Your instructions
Type out every line below exactly as it reads.

Dataset content
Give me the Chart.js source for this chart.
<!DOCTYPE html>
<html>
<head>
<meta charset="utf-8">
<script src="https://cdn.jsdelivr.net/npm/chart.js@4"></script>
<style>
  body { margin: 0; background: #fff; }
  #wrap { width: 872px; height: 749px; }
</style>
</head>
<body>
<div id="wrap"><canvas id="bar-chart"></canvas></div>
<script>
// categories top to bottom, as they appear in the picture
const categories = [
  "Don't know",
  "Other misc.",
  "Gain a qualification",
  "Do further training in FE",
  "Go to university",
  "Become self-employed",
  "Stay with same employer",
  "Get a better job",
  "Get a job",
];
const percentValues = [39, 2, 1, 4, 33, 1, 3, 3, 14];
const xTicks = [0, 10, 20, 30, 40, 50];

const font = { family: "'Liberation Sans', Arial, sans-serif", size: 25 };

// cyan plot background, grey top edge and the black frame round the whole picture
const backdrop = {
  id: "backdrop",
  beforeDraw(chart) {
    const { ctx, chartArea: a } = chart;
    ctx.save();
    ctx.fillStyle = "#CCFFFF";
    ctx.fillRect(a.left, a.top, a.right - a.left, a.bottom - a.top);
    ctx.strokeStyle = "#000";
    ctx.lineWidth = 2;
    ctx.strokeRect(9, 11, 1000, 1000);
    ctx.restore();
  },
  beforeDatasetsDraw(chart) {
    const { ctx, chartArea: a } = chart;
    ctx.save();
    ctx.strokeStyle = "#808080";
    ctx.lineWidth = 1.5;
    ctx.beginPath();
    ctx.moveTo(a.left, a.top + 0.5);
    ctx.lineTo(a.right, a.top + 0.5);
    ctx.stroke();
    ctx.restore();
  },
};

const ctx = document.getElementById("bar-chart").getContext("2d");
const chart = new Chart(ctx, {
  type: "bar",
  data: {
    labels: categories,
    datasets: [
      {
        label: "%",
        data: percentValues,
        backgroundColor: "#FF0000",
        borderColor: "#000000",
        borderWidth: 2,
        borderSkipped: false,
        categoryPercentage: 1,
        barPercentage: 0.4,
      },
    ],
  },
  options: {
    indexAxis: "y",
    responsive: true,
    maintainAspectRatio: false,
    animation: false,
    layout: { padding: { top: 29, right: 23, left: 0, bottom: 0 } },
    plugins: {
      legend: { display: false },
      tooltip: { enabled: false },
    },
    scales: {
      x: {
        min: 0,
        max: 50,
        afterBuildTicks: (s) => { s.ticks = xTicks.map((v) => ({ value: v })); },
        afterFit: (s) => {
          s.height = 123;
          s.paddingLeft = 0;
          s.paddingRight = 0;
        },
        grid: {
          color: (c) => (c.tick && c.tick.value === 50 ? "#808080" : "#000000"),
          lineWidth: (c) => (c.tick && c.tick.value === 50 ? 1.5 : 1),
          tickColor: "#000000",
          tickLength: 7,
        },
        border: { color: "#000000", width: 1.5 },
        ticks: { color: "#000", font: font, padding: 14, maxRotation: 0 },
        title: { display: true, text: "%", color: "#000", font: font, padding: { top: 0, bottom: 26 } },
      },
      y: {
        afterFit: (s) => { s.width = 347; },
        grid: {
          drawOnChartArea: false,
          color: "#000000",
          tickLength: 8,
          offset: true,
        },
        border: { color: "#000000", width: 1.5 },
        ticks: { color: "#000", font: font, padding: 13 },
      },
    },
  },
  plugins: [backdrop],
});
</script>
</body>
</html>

Answer to the problem
Give me the Chart.js source for this chart.
<!DOCTYPE html>
<html>
<head>
<meta charset="utf-8">
<script src="https://cdn.jsdelivr.net/npm/chart.js@4"></script>
<style>
  body { margin: 0; background: #fff; }
  #wrap { width: 872px; height: 749px; }
</style>
</head>
<body>
<div id="wrap"><canvas id="bar-chart"></canvas></div>
<script>
// categories top to bottom, as they appear in the picture
const categories = [
  "Don't know",
  "Other misc.",
  "Gain a qualification",
  "Do further training in FE",
  "Go to university",
  "Become self-employed",
  "Stay with same employer",
  "Get a better job",
  "Get a job",
];
const percentValues = [39, 2, 1, 4, 33, 1, 3, 3, 14];
const xTicks = [0, 10, 20, 30, 40, 50];

const font = { family: "'Liberation Sans', Arial, sans-serif", size: 25 };

// cyan plot background, grey top edge and the black frame round the whole picture
const backdrop = {
  id: "backdrop",
  beforeDraw(chart) {
    const { ctx, chartArea: a } = chart;
    ctx.save();
    ctx.fillStyle = "#CCFFFF";
    ctx.fillRect(a.left, a.top, a.right - a.left, a.bottom - a.top);
    ctx.strokeStyle = "#000";
    ctx.lineWidth = 2;
    ctx.strokeRect(9, 11, 1000, 1000);
    ctx.restore();
  },
  beforeDatasetsDraw(chart) {
    const { ctx, chartArea: a } = chart;
    ctx.save();
    ctx.strokeStyle = "#808080";
    ctx.lineWidth = 1.5;
    ctx.beginPath();
    ctx.moveTo(a.left, a.top + 0.5);
    ctx.lineTo(a.right, a.top + 0.5);
    ctx.stroke();
    ctx.restore();
  },
};

const ctx = document.getElementById("bar-chart").getContext("2d");
const chart = new Chart(ctx, {
  type: "bar",
  data: {
    labels: categories,
    datasets: [
      {
        label: "%",
        data: percentValues,
        backgroundColor: "#FF0000",
        borderColor: "#000000",
        borderWidth: 2,
        borderSkipped: false,
        categoryPercentage: 1,
        barPercentage: 0.4,
      },
    ],
  },
  options: {
    indexAxis: "y",
    responsive: true,
    maintainAspectRatio: false,
    animation: false,
    layout: { padding: { top: 29, right: 23, left: 0, bottom: 0 } },
    plugins: {
      legend: { display: false },
      tooltip: { enabled: false },
    },
    scales: {
      x: {
        min: 0,
        max: 50,
        afterBuildTicks: (s) => { s.ticks = xTicks.map((v) => ({ value: v })); },
        afterFit: (s) => {
          s.height = 123;
          s.paddingLeft = 0;
          s.paddingRight = 0;
        },
        grid: {
          color: (c) => (c.tick && c.tick.value === 50 ? "#808080" : "#000000"),
          lineWidth: (c) => (c.tick && c.tick.value === 50 ? 1.5 : 1),
          tickColor: "#000000",
          tickLength: 7,
        },
        border: { color: "#000000", width: 1.5 },
        ticks: { color: "#000", font: font, padding: 14, maxRotation: 0 },
        title: { display: true, text: "%", color: "#000", font: font, padding: { top: 0, bottom: 26 } },
      },
      y: {
        afterFit: (s) => { s.width = 347; },
        grid: {
          drawOnChartArea: false,
          color: "#000000",
          tickLength: 8,
          offset: true,
        },
        border: { color: "#000000", width: 1.5 },
        ticks: { color: "#000", font: font, padding: 13 },
      },
    },
  },
  plugins: [backdrop],
});
</script>
</body>
</html>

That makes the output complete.